Skip any picture you find and retype all the remaining lines exactly.

§ **Provided data**:
■ ■ ■ ■
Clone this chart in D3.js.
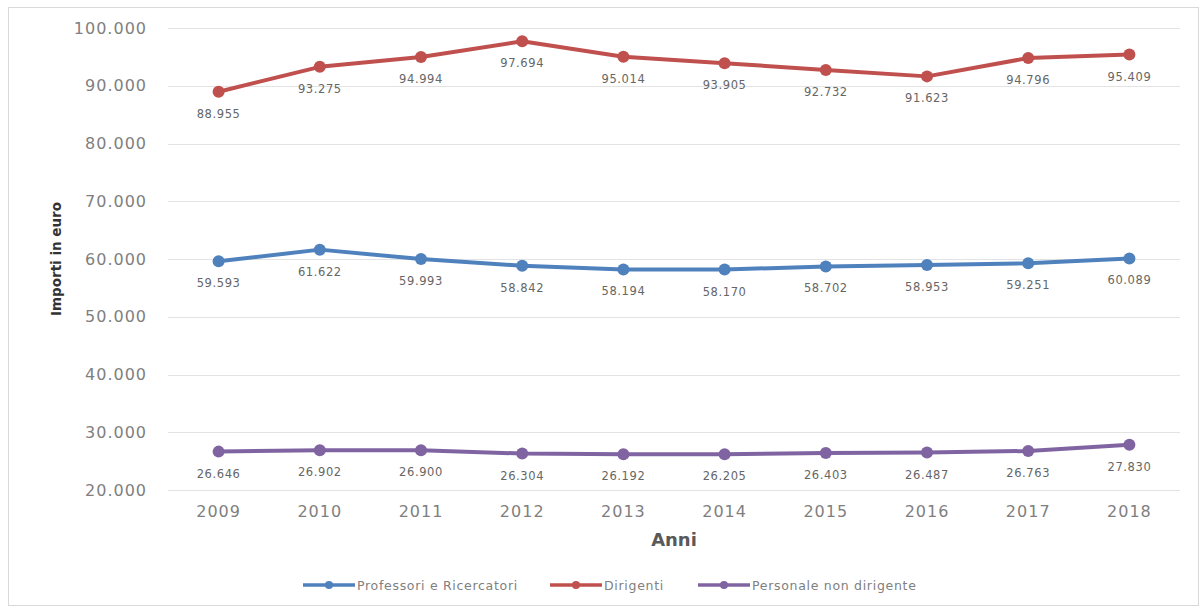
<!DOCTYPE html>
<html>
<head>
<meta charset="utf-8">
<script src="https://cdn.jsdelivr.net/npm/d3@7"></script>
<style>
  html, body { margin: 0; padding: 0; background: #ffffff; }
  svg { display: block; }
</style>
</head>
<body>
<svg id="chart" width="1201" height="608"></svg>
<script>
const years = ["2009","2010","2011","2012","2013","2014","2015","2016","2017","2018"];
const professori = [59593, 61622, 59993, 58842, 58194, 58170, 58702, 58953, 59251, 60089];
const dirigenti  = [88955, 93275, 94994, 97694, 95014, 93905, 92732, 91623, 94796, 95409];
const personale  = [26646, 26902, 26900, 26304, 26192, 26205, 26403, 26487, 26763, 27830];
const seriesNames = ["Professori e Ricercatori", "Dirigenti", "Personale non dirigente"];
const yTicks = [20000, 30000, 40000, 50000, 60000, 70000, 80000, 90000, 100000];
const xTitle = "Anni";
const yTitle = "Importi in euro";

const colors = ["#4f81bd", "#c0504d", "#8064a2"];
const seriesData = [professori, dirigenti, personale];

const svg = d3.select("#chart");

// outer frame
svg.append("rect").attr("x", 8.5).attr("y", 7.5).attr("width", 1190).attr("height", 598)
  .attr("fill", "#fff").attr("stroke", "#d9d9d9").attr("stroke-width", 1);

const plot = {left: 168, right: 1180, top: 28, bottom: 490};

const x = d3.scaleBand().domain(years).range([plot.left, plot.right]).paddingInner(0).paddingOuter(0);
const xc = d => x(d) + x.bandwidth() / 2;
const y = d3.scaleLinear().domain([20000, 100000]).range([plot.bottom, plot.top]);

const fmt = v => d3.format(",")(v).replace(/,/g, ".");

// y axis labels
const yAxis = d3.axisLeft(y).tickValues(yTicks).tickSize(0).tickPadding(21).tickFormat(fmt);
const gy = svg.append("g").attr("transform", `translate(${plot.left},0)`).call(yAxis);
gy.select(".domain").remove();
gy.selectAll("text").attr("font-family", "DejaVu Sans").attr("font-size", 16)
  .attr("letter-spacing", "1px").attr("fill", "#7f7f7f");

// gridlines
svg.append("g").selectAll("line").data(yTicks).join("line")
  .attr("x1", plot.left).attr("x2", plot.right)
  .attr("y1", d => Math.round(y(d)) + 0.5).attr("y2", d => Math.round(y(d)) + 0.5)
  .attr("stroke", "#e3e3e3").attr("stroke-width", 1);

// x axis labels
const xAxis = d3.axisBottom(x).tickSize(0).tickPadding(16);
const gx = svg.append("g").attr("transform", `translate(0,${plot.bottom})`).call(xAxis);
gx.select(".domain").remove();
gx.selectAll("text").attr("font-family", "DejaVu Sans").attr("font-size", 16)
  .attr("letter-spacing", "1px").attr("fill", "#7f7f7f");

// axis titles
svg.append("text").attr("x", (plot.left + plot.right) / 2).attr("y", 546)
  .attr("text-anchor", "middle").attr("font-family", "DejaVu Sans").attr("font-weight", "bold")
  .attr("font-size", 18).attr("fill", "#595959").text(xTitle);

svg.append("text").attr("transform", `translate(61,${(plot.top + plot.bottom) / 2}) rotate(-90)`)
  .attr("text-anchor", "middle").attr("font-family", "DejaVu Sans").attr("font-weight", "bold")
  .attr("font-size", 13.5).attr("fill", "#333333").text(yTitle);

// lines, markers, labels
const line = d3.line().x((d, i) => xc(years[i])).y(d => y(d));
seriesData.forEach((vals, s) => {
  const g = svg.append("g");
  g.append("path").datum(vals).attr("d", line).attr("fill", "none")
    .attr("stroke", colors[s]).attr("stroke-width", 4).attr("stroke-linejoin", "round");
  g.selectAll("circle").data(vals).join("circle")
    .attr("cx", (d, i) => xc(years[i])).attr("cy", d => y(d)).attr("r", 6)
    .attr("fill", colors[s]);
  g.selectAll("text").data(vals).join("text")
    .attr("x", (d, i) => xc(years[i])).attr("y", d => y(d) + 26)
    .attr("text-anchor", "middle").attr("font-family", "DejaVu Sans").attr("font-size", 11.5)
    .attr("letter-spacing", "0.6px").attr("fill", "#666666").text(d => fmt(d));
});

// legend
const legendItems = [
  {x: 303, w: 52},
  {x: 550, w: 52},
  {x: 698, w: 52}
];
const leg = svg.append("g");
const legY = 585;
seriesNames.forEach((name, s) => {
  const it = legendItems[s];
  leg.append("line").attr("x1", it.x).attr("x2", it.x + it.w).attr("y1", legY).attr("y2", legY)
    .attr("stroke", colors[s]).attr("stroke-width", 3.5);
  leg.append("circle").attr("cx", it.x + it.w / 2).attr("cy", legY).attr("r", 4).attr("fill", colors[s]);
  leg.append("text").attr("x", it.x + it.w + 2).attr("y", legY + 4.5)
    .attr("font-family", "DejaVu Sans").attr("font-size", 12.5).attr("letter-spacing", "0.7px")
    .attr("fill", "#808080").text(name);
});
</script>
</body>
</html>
■ ■ ■ ■
§ **Finished exercise**:
Clone this chart in D3.js.
<!DOCTYPE html>
<html>
<head>
<meta charset="utf-8">
<script src="https://cdn.jsdelivr.net/npm/d3@7"></script>
<style>
  html, body { margin: 0; padding: 0; background: #ffffff; }
  svg { display: block; }
</style>
</head>
<body>
<svg id="chart" width="1201" height="608"></svg>
<script>
const years = ["2009","2010","2011","2012","2013","2014","2015","2016","2017","2018"];
const professori = [59593, 61622, 59993, 58842, 58194, 58170, 58702, 58953, 59251, 60089];
const dirigenti  = [88955, 93275, 94994, 97694, 95014, 93905, 92732, 91623, 94796, 95409];
const personale  = [26646, 26902, 26900, 26304, 26192, 26205, 26403, 26487, 26763, 27830];
const seriesNames = ["Professori e Ricercatori", "Dirigenti", "Personale non dirigente"];
const yTicks = [20000, 30000, 40000, 50000, 60000, 70000, 80000, 90000, 100000];
const xTitle = "Anni";
const yTitle = "Importi in euro";

const colors = ["#4f81bd", "#c0504d", "#8064a2"];
const seriesData = [professori, dirigenti, personale];

const svg = d3.select("#chart");

// outer frame
svg.append("rect").attr("x", 8.5).attr("y", 7.5).attr("width", 1190).attr("height", 598)
  .attr("fill", "#fff").attr("stroke", "#d9d9d9").attr("stroke-width", 1);

const plot = {left: 168, right: 1180, top: 28, bottom: 490};

const x = d3.scaleBand().domain(years).range([plot.left, plot.right]).paddingInner(0).paddingOuter(0);
const xc = d => x(d) + x.bandwidth() / 2;
const y = d3.scaleLinear().domain([20000, 100000]).range([plot.bottom, plot.top]);

const fmt = v => d3.format(",")(v).replace(/,/g, ".");

// y axis labels
const yAxis = d3.axisLeft(y).tickValues(yTicks).tickSize(0).tickPadding(21).tickFormat(fmt);
const gy = svg.append("g").attr("transform", `translate(${plot.left},0)`).call(yAxis);
gy.select(".domain").remove();
gy.selectAll("text").attr("font-family", "DejaVu Sans").attr("font-size", 16)
  .attr("letter-spacing", "1px").attr("fill", "#7f7f7f");

// gridlines
svg.append("g").selectAll("line").data(yTicks).join("line")
  .attr("x1", plot.left).attr("x2", plot.right)
  .attr("y1", d => Math.round(y(d)) + 0.5).attr("y2", d => Math.round(y(d)) + 0.5)
  .attr("stroke", "#e3e3e3").attr("stroke-width", 1);

// x axis labels
const xAxis = d3.axisBottom(x).tickSize(0).tickPadding(16);
const gx = svg.append("g").attr("transform", `translate(0,${plot.bottom})`).call(xAxis);
gx.select(".domain").remove();
gx.selectAll("text").attr("font-family", "DejaVu Sans").attr("font-size", 16)
  .attr("letter-spacing", "1px").attr("fill", "#7f7f7f");

// axis titles
svg.append("text").attr("x", (plot.left + plot.right) / 2).attr("y", 546)
  .attr("text-anchor", "middle").attr("font-family", "DejaVu Sans").attr("font-weight", "bold")
  .attr("font-size", 18).attr("fill", "#595959").text(xTitle);

svg.append("text").attr("transform", `translate(61,${(plot.top + plot.bottom) / 2}) rotate(-90)`)
  .attr("text-anchor", "middle").attr("font-family", "DejaVu Sans").attr("font-weight", "bold")
  .attr("font-size", 13.5).attr("fill", "#333333").text(yTitle);

// lines, markers, labels
const line = d3.line().x((d, i) => xc(years[i])).y(d => y(d));
seriesData.forEach((vals, s) => {
  const g = svg.append("g");
  g.append("path").datum(vals).attr("d", line).attr("fill", "none")
    .attr("stroke", colors[s]).attr("stroke-width", 4).attr("stroke-linejoin", "round");
  g.selectAll("circle").data(vals).join("circle")
    .attr("cx", (d, i) => xc(years[i])).attr("cy", d => y(d)).attr("r", 6)
    .attr("fill", colors[s]);
  g.selectAll("text").data(vals).join("text")
    .attr("x", (d, i) => xc(years[i])).attr("y", d => y(d) + 26)
    .attr("text-anchor", "middle").attr("font-family", "DejaVu Sans").attr("font-size", 11.5)
    .attr("letter-spacing", "0.6px").attr("fill", "#666666").text(d => fmt(d));
});

// legend
const legendItems = [
  {x: 303, w: 52},
  {x: 550, w: 52},
  {x: 698, w: 52}
];
const leg = svg.append("g");
const legY = 585;
seriesNames.forEach((name, s) => {
  const it = legendItems[s];
  leg.append("line").attr("x1", it.x).attr("x2", it.x + it.w).attr("y1", legY).attr("y2", legY)
    .attr("stroke", colors[s]).attr("stroke-width", 3.5);
  leg.append("circle").attr("cx", it.x + it.w / 2).attr("cy", legY).attr("r", 4).attr("fill", colors[s]);
  leg.append("text").attr("x", it.x + it.w + 2).attr("y", legY + 4.5)
    .attr("font-family", "DejaVu Sans").attr("font-size", 12.5).attr("letter-spacing", "0.7px")
    .attr("fill", "#808080").text(name);
});
</script>
</body>
</html>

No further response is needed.